SN 1987A: Rotation and a binary companion

In this paper we provide a possible link between the structure of the bipolar nebula surrounding SN 1987A and the properties of its progenitor star. A wind-blown bubble (WBB) scenario is employed in which a fast, tenuous wind from a blue supergiant expands into a slow, dense wind expelled during an earlier red supergiant phase. The bipolar shape develops because of a pole-to-equator density contrast in the slow wind (i.e., the slow wind forms a slow torus). We use the wind compressed disk (WCD) model of Bjorkman & Cassinelli to determine the shape of the slow torus. In the WCD scenario, the shape of the torus is determined by the rotation of the progenitor star. We then use a self-similar semianalytical method for WEB evolution to determine the shape of the resulting bipolar nebula.
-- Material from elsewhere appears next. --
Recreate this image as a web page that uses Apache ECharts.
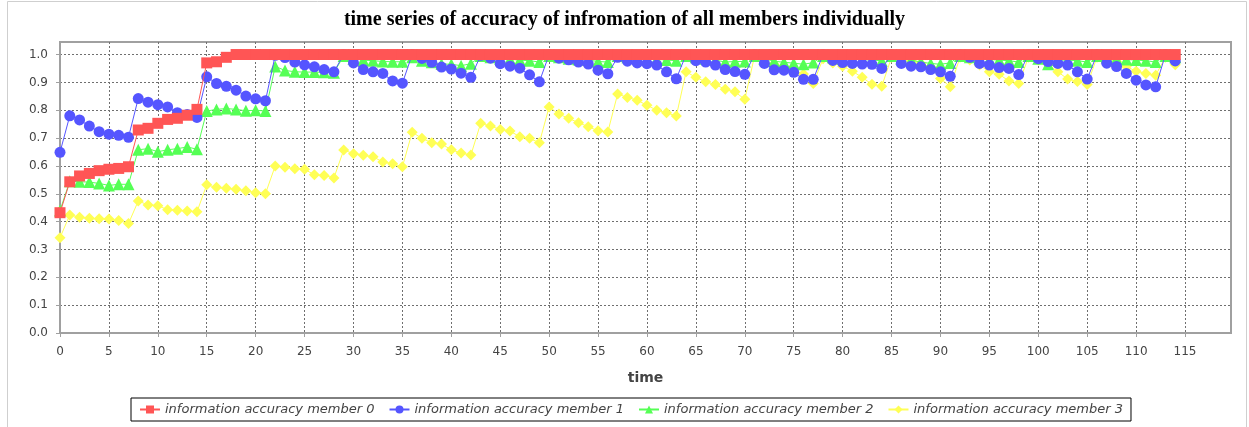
<!DOCTYPE html>
<html>
<head>
<meta charset="utf-8">
<script src="https://cdn.jsdelivr.net/npm/echarts@6/dist/echarts.min.js"></script>
<style>
  html, body { margin: 0; padding: 0; background: #ffffff; }
  #chart { width: 1249px; height: 427px; }
</style>
</head>
<body>
<div id="chart"></div>
<script>
// Accuracy of information held by each member, one value per time step (t = 0 .. 114)
const member0 = [
  0.432,
  0.543, 0.564, 0.573, 0.583, 0.588, 0.591, 0.597,
  0.729, 0.735, 0.753, 0.767, 0.771, 0.782, 0.803,
  0.970, 0.974, 0.990, 1.0, 1.0, 1.0, 1.0,
  1.0, 1.0, 1.0, 1.0, 1.0, 1.0, 1.0,
  1.0, 1.0, 1.0, 1.0, 1.0, 1.0, 1.0,
  1.0, 1.0, 1.0, 1.0, 1.0, 1.0, 1.0,
  1.0, 1.0, 1.0, 1.0, 1.0, 1.0, 1.0,
  1.0, 1.0, 1.0, 1.0, 1.0, 1.0, 1.0,
  1.0, 1.0, 1.0, 1.0, 1.0, 1.0, 1.0,
  1.0, 1.0, 1.0, 1.0, 1.0, 1.0, 1.0,
  1.0, 1.0, 1.0, 1.0, 1.0, 1.0, 1.0,
  1.0, 1.0, 1.0, 1.0, 1.0, 1.0, 1.0,
  1.0, 1.0, 1.0, 1.0, 1.0, 1.0, 1.0,
  1.0, 1.0, 1.0, 1.0, 1.0, 1.0, 1.0,
  1.0, 1.0, 1.0, 1.0, 1.0, 1.0, 1.0,
  1.0, 1.0, 1.0, 1.0, 1.0, 1.0, 1.0,
  1.0, 1.0
];

const member1 = [
  0.649,
  0.780, 0.765, 0.743, 0.723, 0.714, 0.710, 0.703,
  0.842, 0.829, 0.820, 0.812, 0.791, 0.785, 0.774,
  0.920, 0.896, 0.886, 0.872, 0.851, 0.841, 0.834,
  0.997, 0.989, 0.973, 0.963, 0.956, 0.946, 0.938,
  1.0, 0.970, 0.946, 0.938, 0.932, 0.905, 0.897,
  1.0, 0.986, 0.972, 0.955, 0.948, 0.933, 0.918,
  0.997, 0.987, 0.967, 0.958, 0.951, 0.927, 0.902,
  1.0, 0.987, 0.981, 0.973, 0.966, 0.944, 0.931,
  0.990, 0.976, 0.970, 0.967, 0.962, 0.938, 0.913,
  1.0, 0.978, 0.973, 0.962, 0.946, 0.939, 0.929,
  1.0, 0.968, 0.945, 0.944, 0.936, 0.911, 0.911,
  1.0, 0.979, 0.971, 0.968, 0.966, 0.965, 0.950,
  1.0, 0.968, 0.958, 0.956, 0.946, 0.938, 0.922,
  1.0, 0.990, 0.968, 0.962, 0.953, 0.950, 0.928,
  1.0, 0.985, 0.975, 0.968, 0.962, 0.938, 0.912,
  1.0, 0.969, 0.957, 0.932, 0.908, 0.891, 0.884,
  1.0, 0.977
];

const member2 = [
  0.440,
  0.545, 0.543, 0.542, 0.537, 0.530, 0.534, 0.534,
  0.658, 0.662, 0.651, 0.658, 0.662, 0.668, 0.660,
  0.797, 0.803, 0.806, 0.803, 0.798, 0.800, 0.797,
  0.957, 0.943, 0.938, 0.937, 0.937, 0.936, 0.935,
  0.995, 0.985, 0.980, 0.978, 0.975, 0.974, 0.974,
  0.990, 0.978, 0.972, 0.966, 0.965, 0.960, 0.967,
  0.995, 0.990, 0.985, 0.983, 0.980, 0.978, 0.973,
  0.995, 0.990, 0.985, 0.982, 0.980, 0.975, 0.973,
  0.995, 0.990, 0.988, 0.985, 0.983, 0.980, 0.978,
  0.995, 0.990, 0.985, 0.980, 0.973, 0.975, 0.975,
  0.995, 0.985, 0.976, 0.972, 0.969, 0.965, 0.971,
  0.995, 0.990, 0.985, 0.985, 0.982, 0.980, 0.978,
  0.995, 0.985, 0.980, 0.973, 0.968, 0.965, 0.970,
  0.995, 0.990, 0.985, 0.982, 0.980, 0.978, 0.973,
  0.995, 0.985, 0.965, 0.980, 0.980, 0.978, 0.973,
  0.995, 0.990, 0.985, 0.982, 0.980, 0.978, 0.973,
  0.995, 0.990
];

const member3 = [
  0.342,
  0.424, 0.416, 0.412, 0.410, 0.409, 0.404, 0.393,
  0.474, 0.460, 0.457, 0.443, 0.441, 0.438, 0.435,
  0.532, 0.523, 0.520, 0.516, 0.511, 0.504, 0.500,
  0.600, 0.595, 0.590, 0.588, 0.568, 0.566, 0.557,
  0.657, 0.644, 0.638, 0.633, 0.614, 0.608, 0.597,
  0.721, 0.699, 0.683, 0.679, 0.658, 0.646, 0.639,
  0.753, 0.743, 0.731, 0.725, 0.705, 0.699, 0.683,
  0.812, 0.786, 0.771, 0.755, 0.741, 0.726, 0.722,
  0.858, 0.846, 0.836, 0.818, 0.800, 0.791, 0.779,
  0.938, 0.918, 0.902, 0.892, 0.875, 0.866, 0.839,
  0.995, 0.980, 0.965, 0.955, 0.945, 0.930, 0.896,
  0.985, 0.970, 0.958, 0.940, 0.918, 0.893, 0.886,
  0.990, 0.985, 0.978, 0.968, 0.955, 0.914, 0.884,
  0.990, 0.980, 0.962, 0.938, 0.929, 0.905, 0.896,
  0.990, 0.980, 0.965, 0.938, 0.912, 0.903, 0.892,
  0.990, 0.985, 0.975, 0.957, 0.940, 0.932, 0.926,
  0.990, 0.963
];

const seriesNames = [
  'information accuracy member 0',
  'information accuracy member 1',
  'information accuracy member 2',
  'information accuracy member 3'
];

const xTickValues = [0, 5, 10, 15, 20, 25, 30, 35, 40, 45, 50, 55, 60, 65, 70, 75, 80, 85, 90, 95, 100, 105, 110, 115];
const yTickValues = [0, 0.1, 0.2, 0.3, 0.4, 0.5, 0.6, 0.7, 0.8, 0.9, 1.0];

// Drawing styles for each member
const seriesColors = ['#FF5555', '#5555FF', '#55FF55', '#FFFF55'];
const seriesSymbols = ['rect', 'circle', 'triangle', 'diamond'];
const seriesSymbolSizes = [11, 11, 12, 11];
// Member 0 is painted on top, member 3 at the bottom
const seriesZ = [8, 7, 6, 5];

const allValues = [member0, member1, member2, member3];

const sansFont = '"DejaVu Sans", "Liberation Sans", sans-serif';
const labelColor = '#444444';

const chart = echarts.init(document.getElementById('chart'), null, { renderer: 'canvas' });

const series = allValues.map((values, k) => ({
  name: seriesNames[k],
  type: 'line',
  data: values.map((v, t) => [t, v]),
  symbol: seriesSymbols[k],
  symbolSize: seriesSymbolSizes[k],
  showAllSymbol: true,
  z: seriesZ[k],
  lineStyle: { color: seriesColors[k], width: 1 },
  itemStyle: { color: seriesColors[k], borderWidth: 0 },
  emphasis: { disabled: true },
  animation: false
}));

chart.setOption({
  animation: false,
  backgroundColor: '#ffffff',
  title: {
    text: 'time series of accuracy of infromation of all members individually',
    left: 'center',
    top: 5,
    textStyle: {
      fontFamily: '"Liberation Serif", "DejaVu Serif", serif',
      fontWeight: 'bold',
      fontSize: 20,
      color: '#000000'
    }
  },
  graphic: [{
    type: 'rect',
    shape: { x: 7.5, y: 1.5, width: 1239, height: 440 },
    style: { fill: 'none', stroke: '#cfcfcf', lineWidth: 1 },
    silent: true,
    z: 0
  }],
  legend: {
    left: 131,
    top: 398,
    orient: 'horizontal',
    data: seriesNames,
    itemWidth: 20,
    itemHeight: 10,
    itemGap: 14,
    padding: [5, 8, 5, 8],
    borderColor: '#000000',
    borderWidth: 1,
    textStyle: {
      fontFamily: sansFont,
      fontStyle: 'italic',
      fontSize: 13,
      color: labelColor
    }
  },
  grid: {
    left: 60,
    right: 18,
    top: 42,
    bottom: 94,
    show: true,
    borderColor: '#a0a0a0',
    borderWidth: 2,
    backgroundColor: '#ffffff'
  },
  xAxis: {
    type: 'value',
    min: 0,
    max: 119.7,
    interval: 5,
    offset: 8,
    name: 'time',
    nameLocation: 'middle',
    nameGap: 30,
    nameTextStyle: {
      fontFamily: sansFont,
      fontWeight: 'bold',
      fontSize: 14,
      color: labelColor
    },
    axisLine: { show: true, lineStyle: { color: '#a0a0a0', width: 2 } },
    axisTick: { show: true, length: 4, customValues: xTickValues, lineStyle: { color: '#a0a0a0', width: 1 } },
    axisLabel: {
      customValues: xTickValues,
      margin: 5,
      fontFamily: sansFont,
      fontSize: 12,
      color: labelColor
    },
    splitLine: { show: true, lineStyle: { color: '#6f6f6f', width: 1, type: [2, 2] } }
  },
  yAxis: {
    type: 'value',
    min: 0,
    max: 1.045,
    interval: 0.1,
    offset: 7,
    axisLine: { show: true, lineStyle: { color: '#a0a0a0', width: 2 } },
    axisTick: { show: true, length: 4, customValues: yTickValues, lineStyle: { color: '#a0a0a0', width: 1 } },
    axisLabel: {
      customValues: yTickValues,
      margin: 5,
      fontFamily: sansFont,
      fontSize: 12,
      color: labelColor,
      formatter: v => v.toFixed(1)
    },
    splitLine: { show: true, lineStyle: { color: '#6f6f6f', width: 1, type: [2, 2] } }
  },
  series: series
});
</script>
</body>
</html>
We find that the union of wind-compressed disk and bipolar WEB models allows us to recover the salient properties of the circumstellar nebula of SN 1987A. In particular, the size, speed, and density of the inner ring of SN 1987A are easily reproduced in our calculations. An exploration of parameter space shows that the red supergiant progenitor must have been rotating at greater than or similar to 0.3 of its breakup speed. We conclude that the progenitor was most likely spun up by a merger with a binary companion. Using a simple model for the binary merger, we find that the companion is likely to have had a mass of greater than or similar to 0.5 M-circle dot.